Dressed in white and waving the Colombian flag, rivers of people marched in Bogota, Medellin, Cali and other cities chanting: "No more Petro."
Petro came to power last August with a raft of proposals to reform health care, pensions and the prison system.
His government has also floated the idea of giving criminals immunity in exchange for laying down arms, similar to concessions made to FARC guerrillas in negotiations that led to a peace accord in 2016 but not an end to violence.
Protesters who likened Petro to Venezuela's deceased socialist leader Hugo Chavez, are against the health sector reforms outlined in legislative proposals the president has presented to Congress.
The Petro government has said it will seek to increase the role of the state in healthcare and reduce that of the private sector.
But the move is opposed by the right-wing opposition and the union of private health sector business owners.
The reforms are likely to pass as Petro's left-wing bloc in Congress enjoys a majority thanks to a coalition with centrist and moderate right-wing parties.
"The streets have spoken, they have spoken in a massive way and they are saying: 'It (the government) is not going to impose a health reform... it is not going to impose a total peace on us'," former vice president Francisco Santos said at a march in the capital Bogota Wednesday.
Santos served under former president Alvaro Uribe, one in a succession of right-wing governments that led Colombia for 200 years until Petro, a former member of an urban guerrilla group, won elections in June 2022.
- 'Trafficker before merchant' -
The president had sent a proposal to Congress to suspend arrest warrants for certain drug traffickers as he seeks ways to end ongoing fighting between guerrillas, cartels and other armed groups over drug and illegal mining resources.
Many in Colombia are opposed to the move, fearing criminals will be let off scot-free.

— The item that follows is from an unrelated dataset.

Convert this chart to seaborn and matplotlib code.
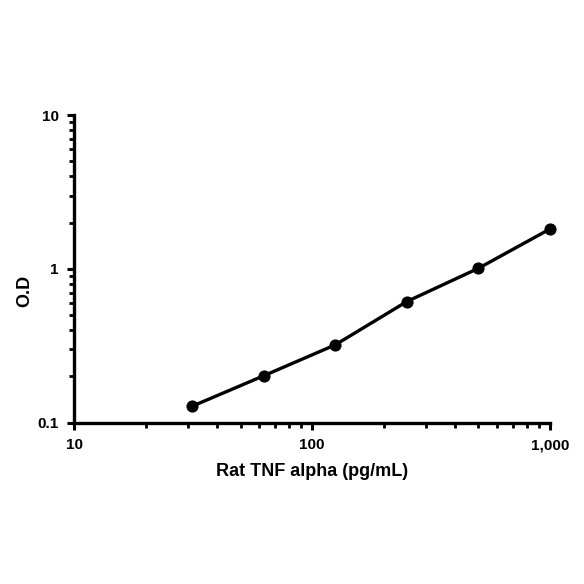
import numpy as np
import pandas as pd
import matplotlib
matplotlib.use('Agg')
import matplotlib.pyplot as plt
import seaborn as sns
from matplotlib.ticker import FixedLocator, LogLocator, NullFormatter

# Standard curve values
concentration = [31.25, 62.5, 125, 250, 500, 1000]
optical_density = [0.128, 0.202, 0.321, 0.614, 1.01, 1.82]
x_tick_vals = [10, 100, 1000]
x_tick_labels = ['10', '100', '1,000']
y_tick_vals = [0.1, 1, 10]
y_tick_labels = ['0.1', '1', '10']

sns.set_style('ticks')
plt.rcParams['font.family'] = ['Liberation Sans', 'DejaVu Sans']

df = pd.DataFrame({'conc': concentration, 'od': optical_density})

fig = plt.figure(figsize=(5.84, 5.84), dpi=100)
ax = fig.add_axes([0.127, 0.276, 0.815, 0.527])

sns.lineplot(data=df, x='conc', y='od', ax=ax, color='black', linewidth=2.4,
             marker='o', markersize=8, markeredgecolor='black', clip_on=False)

ax.set_xscale('log')
ax.set_yscale('log')
ax.set_xlim(10, 1000)
ax.set_ylim(0.1, 10)

ax.xaxis.set_major_locator(FixedLocator(x_tick_vals))
ax.set_xticklabels(x_tick_labels)
ax.yaxis.set_major_locator(FixedLocator(y_tick_vals))
ax.set_yticklabels(y_tick_labels)
ax.xaxis.set_minor_locator(LogLocator(base=10, subs=np.arange(2, 10)))
ax.yaxis.set_minor_locator(LogLocator(base=10, subs=np.arange(2, 10)))
ax.xaxis.set_minor_formatter(NullFormatter())
ax.yaxis.set_minor_formatter(NullFormatter())

for s in ['top', 'right']:
    ax.spines[s].set_visible(False)
for s in ['left', 'bottom']:
    ax.spines[s].set_linewidth(2.4)
    ax.spines[s].set_color('black')

ax.tick_params(which='major', length=5, width=2.2, direction='out', colors='black',
               labelcolor='black', pad=6)
ax.tick_params(which='minor', length=3.5, width=2, direction='out', colors='black')
for lab in ax.get_xticklabels() + ax.get_yticklabels():
    lab.set_fontweight('bold')
    lab.set_fontsize(11)

ax.set_xlabel('Rat TNF alpha (pg/mL)', fontsize=13, fontweight='bold', color='black', labelpad=8)
ax.set_ylabel('O.D', fontsize=13, fontweight='bold', color='black', labelpad=10)
ax.yaxis.set_label_coords(-0.085, 0.43)

fig.savefig('out.png', dpi=100)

In Cali in the country's southwest, a protester Wednesday held up a banner proclaiming that the government "puts the trafficker before the merchant, the criminal before the businessman."
On Tuesday, smaller groups of people had gathered for demonstrations in response to a call by the president for marches in support of his plans.
Last year, the Congress approved a law that increased taxes on the rich, another move widely opposed.